▶ [COLLECTED DATA]:
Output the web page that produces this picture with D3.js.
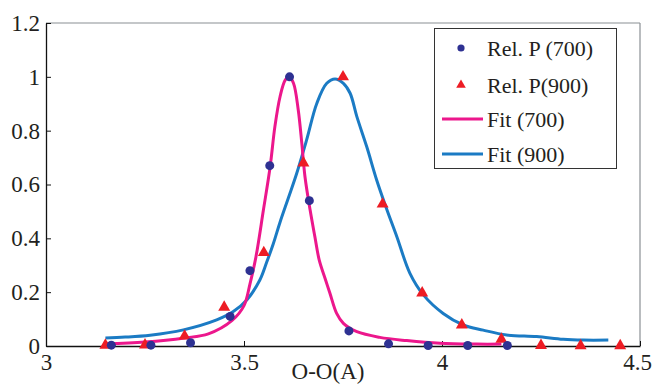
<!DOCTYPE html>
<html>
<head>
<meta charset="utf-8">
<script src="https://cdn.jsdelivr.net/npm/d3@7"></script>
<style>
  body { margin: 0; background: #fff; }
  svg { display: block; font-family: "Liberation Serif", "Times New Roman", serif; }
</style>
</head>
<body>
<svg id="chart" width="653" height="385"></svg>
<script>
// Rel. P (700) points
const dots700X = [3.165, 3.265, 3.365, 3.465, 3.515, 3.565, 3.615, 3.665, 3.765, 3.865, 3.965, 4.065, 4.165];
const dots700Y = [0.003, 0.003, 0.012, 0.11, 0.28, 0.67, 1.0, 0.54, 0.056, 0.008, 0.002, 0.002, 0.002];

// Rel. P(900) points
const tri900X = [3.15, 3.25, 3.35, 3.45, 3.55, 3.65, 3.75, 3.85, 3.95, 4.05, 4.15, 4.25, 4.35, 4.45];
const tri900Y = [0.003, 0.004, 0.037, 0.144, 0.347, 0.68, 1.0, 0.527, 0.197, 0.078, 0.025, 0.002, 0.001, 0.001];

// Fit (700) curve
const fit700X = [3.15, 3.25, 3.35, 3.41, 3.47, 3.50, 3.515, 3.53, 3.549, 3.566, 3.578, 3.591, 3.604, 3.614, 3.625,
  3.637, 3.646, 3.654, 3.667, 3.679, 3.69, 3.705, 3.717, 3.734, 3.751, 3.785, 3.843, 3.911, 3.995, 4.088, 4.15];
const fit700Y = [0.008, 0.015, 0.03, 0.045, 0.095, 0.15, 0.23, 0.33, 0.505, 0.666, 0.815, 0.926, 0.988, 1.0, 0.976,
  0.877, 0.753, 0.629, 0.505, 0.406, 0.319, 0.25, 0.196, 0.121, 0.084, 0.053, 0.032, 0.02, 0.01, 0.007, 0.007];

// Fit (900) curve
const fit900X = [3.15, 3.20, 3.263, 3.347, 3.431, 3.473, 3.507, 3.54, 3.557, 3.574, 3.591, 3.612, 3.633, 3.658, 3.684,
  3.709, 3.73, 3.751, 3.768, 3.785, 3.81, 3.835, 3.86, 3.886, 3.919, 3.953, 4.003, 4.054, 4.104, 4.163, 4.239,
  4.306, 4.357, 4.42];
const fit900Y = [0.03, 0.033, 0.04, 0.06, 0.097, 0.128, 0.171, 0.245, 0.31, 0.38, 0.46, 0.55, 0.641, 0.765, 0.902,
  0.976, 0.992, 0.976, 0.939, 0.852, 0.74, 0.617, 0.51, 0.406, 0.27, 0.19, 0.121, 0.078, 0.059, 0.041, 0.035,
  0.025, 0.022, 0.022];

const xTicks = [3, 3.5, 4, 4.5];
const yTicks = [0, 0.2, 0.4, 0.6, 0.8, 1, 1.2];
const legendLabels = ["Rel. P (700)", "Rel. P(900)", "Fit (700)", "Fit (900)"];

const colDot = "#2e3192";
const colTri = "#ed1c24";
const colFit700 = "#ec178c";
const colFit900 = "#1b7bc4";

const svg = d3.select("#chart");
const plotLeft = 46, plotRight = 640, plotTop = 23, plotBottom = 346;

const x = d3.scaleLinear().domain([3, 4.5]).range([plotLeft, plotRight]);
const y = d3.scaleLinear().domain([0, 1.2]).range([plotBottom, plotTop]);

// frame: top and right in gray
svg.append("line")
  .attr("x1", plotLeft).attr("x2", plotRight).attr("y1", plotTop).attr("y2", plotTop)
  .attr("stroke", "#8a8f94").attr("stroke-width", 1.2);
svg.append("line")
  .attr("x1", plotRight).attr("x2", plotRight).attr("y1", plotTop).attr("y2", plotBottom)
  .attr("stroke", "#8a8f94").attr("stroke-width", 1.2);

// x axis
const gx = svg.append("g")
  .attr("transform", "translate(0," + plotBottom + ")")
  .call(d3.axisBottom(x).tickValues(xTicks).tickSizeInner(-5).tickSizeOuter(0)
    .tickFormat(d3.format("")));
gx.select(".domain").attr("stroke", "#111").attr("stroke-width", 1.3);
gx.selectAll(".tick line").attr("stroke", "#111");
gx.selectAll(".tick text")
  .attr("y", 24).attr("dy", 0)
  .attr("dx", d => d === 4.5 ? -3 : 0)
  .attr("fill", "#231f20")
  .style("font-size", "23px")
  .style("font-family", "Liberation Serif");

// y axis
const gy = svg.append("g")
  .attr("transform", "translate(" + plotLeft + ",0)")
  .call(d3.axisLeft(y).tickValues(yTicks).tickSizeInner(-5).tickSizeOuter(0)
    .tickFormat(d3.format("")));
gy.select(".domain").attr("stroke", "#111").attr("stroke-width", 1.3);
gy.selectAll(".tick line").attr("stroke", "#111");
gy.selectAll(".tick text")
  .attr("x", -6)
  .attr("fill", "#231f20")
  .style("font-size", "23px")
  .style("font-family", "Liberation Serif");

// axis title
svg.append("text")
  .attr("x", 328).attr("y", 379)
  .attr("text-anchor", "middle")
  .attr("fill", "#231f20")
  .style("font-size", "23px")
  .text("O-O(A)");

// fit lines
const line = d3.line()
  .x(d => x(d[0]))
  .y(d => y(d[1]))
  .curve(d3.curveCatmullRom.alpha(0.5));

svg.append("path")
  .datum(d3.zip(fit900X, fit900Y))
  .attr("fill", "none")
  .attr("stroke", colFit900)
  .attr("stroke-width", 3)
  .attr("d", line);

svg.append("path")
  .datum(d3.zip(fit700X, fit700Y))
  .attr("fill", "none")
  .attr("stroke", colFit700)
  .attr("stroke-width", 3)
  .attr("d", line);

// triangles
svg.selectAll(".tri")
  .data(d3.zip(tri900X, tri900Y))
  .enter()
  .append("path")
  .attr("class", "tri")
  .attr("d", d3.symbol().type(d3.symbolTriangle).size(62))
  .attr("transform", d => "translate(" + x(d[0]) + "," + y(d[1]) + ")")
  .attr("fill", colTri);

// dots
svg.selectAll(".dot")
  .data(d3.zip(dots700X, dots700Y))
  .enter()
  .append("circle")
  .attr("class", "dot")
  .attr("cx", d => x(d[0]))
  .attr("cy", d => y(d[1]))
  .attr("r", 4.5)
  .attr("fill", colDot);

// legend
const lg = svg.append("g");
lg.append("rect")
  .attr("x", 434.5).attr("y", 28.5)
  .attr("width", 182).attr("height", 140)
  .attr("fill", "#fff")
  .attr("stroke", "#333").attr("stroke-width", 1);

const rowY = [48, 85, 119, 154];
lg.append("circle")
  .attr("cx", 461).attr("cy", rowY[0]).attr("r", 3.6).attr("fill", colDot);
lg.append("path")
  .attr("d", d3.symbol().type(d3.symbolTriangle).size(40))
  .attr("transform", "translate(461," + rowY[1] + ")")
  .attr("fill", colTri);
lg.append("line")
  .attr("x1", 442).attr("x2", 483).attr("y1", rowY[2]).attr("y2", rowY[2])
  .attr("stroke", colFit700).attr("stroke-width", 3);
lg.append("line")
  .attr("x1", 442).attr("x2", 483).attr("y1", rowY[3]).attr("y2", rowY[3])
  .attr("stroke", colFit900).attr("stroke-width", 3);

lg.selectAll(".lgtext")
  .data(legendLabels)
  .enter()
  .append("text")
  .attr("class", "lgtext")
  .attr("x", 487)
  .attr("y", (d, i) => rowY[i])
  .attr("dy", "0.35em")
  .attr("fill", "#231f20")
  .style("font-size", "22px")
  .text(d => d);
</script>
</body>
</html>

▶ [INSTRUCTION]: Make an exact copy of the listing above. Do not include the pictures.

▶ [PROBLEM SOLUTION]:
Output the web page that produces this picture with D3.js.
<!DOCTYPE html>
<html>
<head>
<meta charset="utf-8">
<script src="https://cdn.jsdelivr.net/npm/d3@7"></script>
<style>
  body { margin: 0; background: #fff; }
  svg { display: block; font-family: "Liberation Serif", "Times New Roman", serif; }
</style>
</head>
<body>
<svg id="chart" width="653" height="385"></svg>
<script>
// Rel. P (700) points
const dots700X = [3.165, 3.265, 3.365, 3.465, 3.515, 3.565, 3.615, 3.665, 3.765, 3.865, 3.965, 4.065, 4.165];
const dots700Y = [0.003, 0.003, 0.012, 0.11, 0.28, 0.67, 1.0, 0.54, 0.056, 0.008, 0.002, 0.002, 0.002];

// Rel. P(900) points
const tri900X = [3.15, 3.25, 3.35, 3.45, 3.55, 3.65, 3.75, 3.85, 3.95, 4.05, 4.15, 4.25, 4.35, 4.45];
const tri900Y = [0.003, 0.004, 0.037, 0.144, 0.347, 0.68, 1.0, 0.527, 0.197, 0.078, 0.025, 0.002, 0.001, 0.001];

// Fit (700) curve
const fit700X = [3.15, 3.25, 3.35, 3.41, 3.47, 3.50, 3.515, 3.53, 3.549, 3.566, 3.578, 3.591, 3.604, 3.614, 3.625,
  3.637, 3.646, 3.654, 3.667, 3.679, 3.69, 3.705, 3.717, 3.734, 3.751, 3.785, 3.843, 3.911, 3.995, 4.088, 4.15];
const fit700Y = [0.008, 0.015, 0.03, 0.045, 0.095, 0.15, 0.23, 0.33, 0.505, 0.666, 0.815, 0.926, 0.988, 1.0, 0.976,
  0.877, 0.753, 0.629, 0.505, 0.406, 0.319, 0.25, 0.196, 0.121, 0.084, 0.053, 0.032, 0.02, 0.01, 0.007, 0.007];

// Fit (900) curve
const fit900X = [3.15, 3.20, 3.263, 3.347, 3.431, 3.473, 3.507, 3.54, 3.557, 3.574, 3.591, 3.612, 3.633, 3.658, 3.684,
  3.709, 3.73, 3.751, 3.768, 3.785, 3.81, 3.835, 3.86, 3.886, 3.919, 3.953, 4.003, 4.054, 4.104, 4.163, 4.239,
  4.306, 4.357, 4.42];
const fit900Y = [0.03, 0.033, 0.04, 0.06, 0.097, 0.128, 0.171, 0.245, 0.31, 0.38, 0.46, 0.55, 0.641, 0.765, 0.902,
  0.976, 0.992, 0.976, 0.939, 0.852, 0.74, 0.617, 0.51, 0.406, 0.27, 0.19, 0.121, 0.078, 0.059, 0.041, 0.035,
  0.025, 0.022, 0.022];

const xTicks = [3, 3.5, 4, 4.5];
const yTicks = [0, 0.2, 0.4, 0.6, 0.8, 1, 1.2];
const legendLabels = ["Rel. P (700)", "Rel. P(900)", "Fit (700)", "Fit (900)"];

const colDot = "#2e3192";
const colTri = "#ed1c24";
const colFit700 = "#ec178c";
const colFit900 = "#1b7bc4";

const svg = d3.select("#chart");
const plotLeft = 46, plotRight = 640, plotTop = 23, plotBottom = 346;

const x = d3.scaleLinear().domain([3, 4.5]).range([plotLeft, plotRight]);
const y = d3.scaleLinear().domain([0, 1.2]).range([plotBottom, plotTop]);

// frame: top and right in gray
svg.append("line")
  .attr("x1", plotLeft).attr("x2", plotRight).attr("y1", plotTop).attr("y2", plotTop)
  .attr("stroke", "#8a8f94").attr("stroke-width", 1.2);
svg.append("line")
  .attr("x1", plotRight).attr("x2", plotRight).attr("y1", plotTop).attr("y2", plotBottom)
  .attr("stroke", "#8a8f94").attr("stroke-width", 1.2);

// x axis
const gx = svg.append("g")
  .attr("transform", "translate(0," + plotBottom + ")")
  .call(d3.axisBottom(x).tickValues(xTicks).tickSizeInner(-5).tickSizeOuter(0)
    .tickFormat(d3.format("")));
gx.select(".domain").attr("stroke", "#111").attr("stroke-width", 1.3);
gx.selectAll(".tick line").attr("stroke", "#111");
gx.selectAll(".tick text")
  .attr("y", 24).attr("dy", 0)
  .attr("dx", d => d === 4.5 ? -3 : 0)
  .attr("fill", "#231f20")
  .style("font-size", "23px")
  .style("font-family", "Liberation Serif");

// y axis
const gy = svg.append("g")
  .attr("transform", "translate(" + plotLeft + ",0)")
  .call(d3.axisLeft(y).tickValues(yTicks).tickSizeInner(-5).tickSizeOuter(0)
    .tickFormat(d3.format("")));
gy.select(".domain").attr("stroke", "#111").attr("stroke-width", 1.3);
gy.selectAll(".tick line").attr("stroke", "#111");
gy.selectAll(".tick text")
  .attr("x", -6)
  .attr("fill", "#231f20")
  .style("font-size", "23px")
  .style("font-family", "Liberation Serif");

// axis title
svg.append("text")
  .attr("x", 328).attr("y", 379)
  .attr("text-anchor", "middle")
  .attr("fill", "#231f20")
  .style("font-size", "23px")
  .text("O-O(A)");

// fit lines
const line = d3.line()
  .x(d => x(d[0]))
  .y(d => y(d[1]))
  .curve(d3.curveCatmullRom.alpha(0.5));

svg.append("path")
  .datum(d3.zip(fit900X, fit900Y))
  .attr("fill", "none")
  .attr("stroke", colFit900)
  .attr("stroke-width", 3)
  .attr("d", line);

svg.append("path")
  .datum(d3.zip(fit700X, fit700Y))
  .attr("fill", "none")
  .attr("stroke", colFit700)
  .attr("stroke-width", 3)
  .attr("d", line);

// triangles
svg.selectAll(".tri")
  .data(d3.zip(tri900X, tri900Y))
  .enter()
  .append("path")
  .attr("class", "tri")
  .attr("d", d3.symbol().type(d3.symbolTriangle).size(62))
  .attr("transform", d => "translate(" + x(d[0]) + "," + y(d[1]) + ")")
  .attr("fill", colTri);

// dots
svg.selectAll(".dot")
  .data(d3.zip(dots700X, dots700Y))
  .enter()
  .append("circle")
  .attr("class", "dot")
  .attr("cx", d => x(d[0]))
  .attr("cy", d => y(d[1]))
  .attr("r", 4.5)
  .attr("fill", colDot);

// legend
const lg = svg.append("g");
lg.append("rect")
  .attr("x", 434.5).attr("y", 28.5)
  .attr("width", 182).attr("height", 140)
  .attr("fill", "#fff")
  .attr("stroke", "#333").attr("stroke-width", 1);

const rowY = [48, 85, 119, 154];
lg.append("circle")
  .attr("cx", 461).attr("cy", rowY[0]).attr("r", 3.6).attr("fill", colDot);
lg.append("path")
  .attr("d", d3.symbol().type(d3.symbolTriangle).size(40))
  .attr("transform", "translate(461," + rowY[1] + ")")
  .attr("fill", colTri);
lg.append("line")
  .attr("x1", 442).attr("x2", 483).attr("y1", rowY[2]).attr("y2", rowY[2])
  .attr("stroke", colFit700).attr("stroke-width", 3);
lg.append("line")
  .attr("x1", 442).attr("x2", 483).attr("y1", rowY[3]).attr("y2", rowY[3])
  .attr("stroke", colFit900).attr("stroke-width", 3);

lg.selectAll(".lgtext")
  .data(legendLabels)
  .enter()
  .append("text")
  .attr("class", "lgtext")
  .attr("x", 487)
  .attr("y", (d, i) => rowY[i])
  .attr("dy", "0.35em")
  .attr("fill", "#231f20")
  .style("font-size", "22px")
  .text(d => d);
</script>
</body>
</html>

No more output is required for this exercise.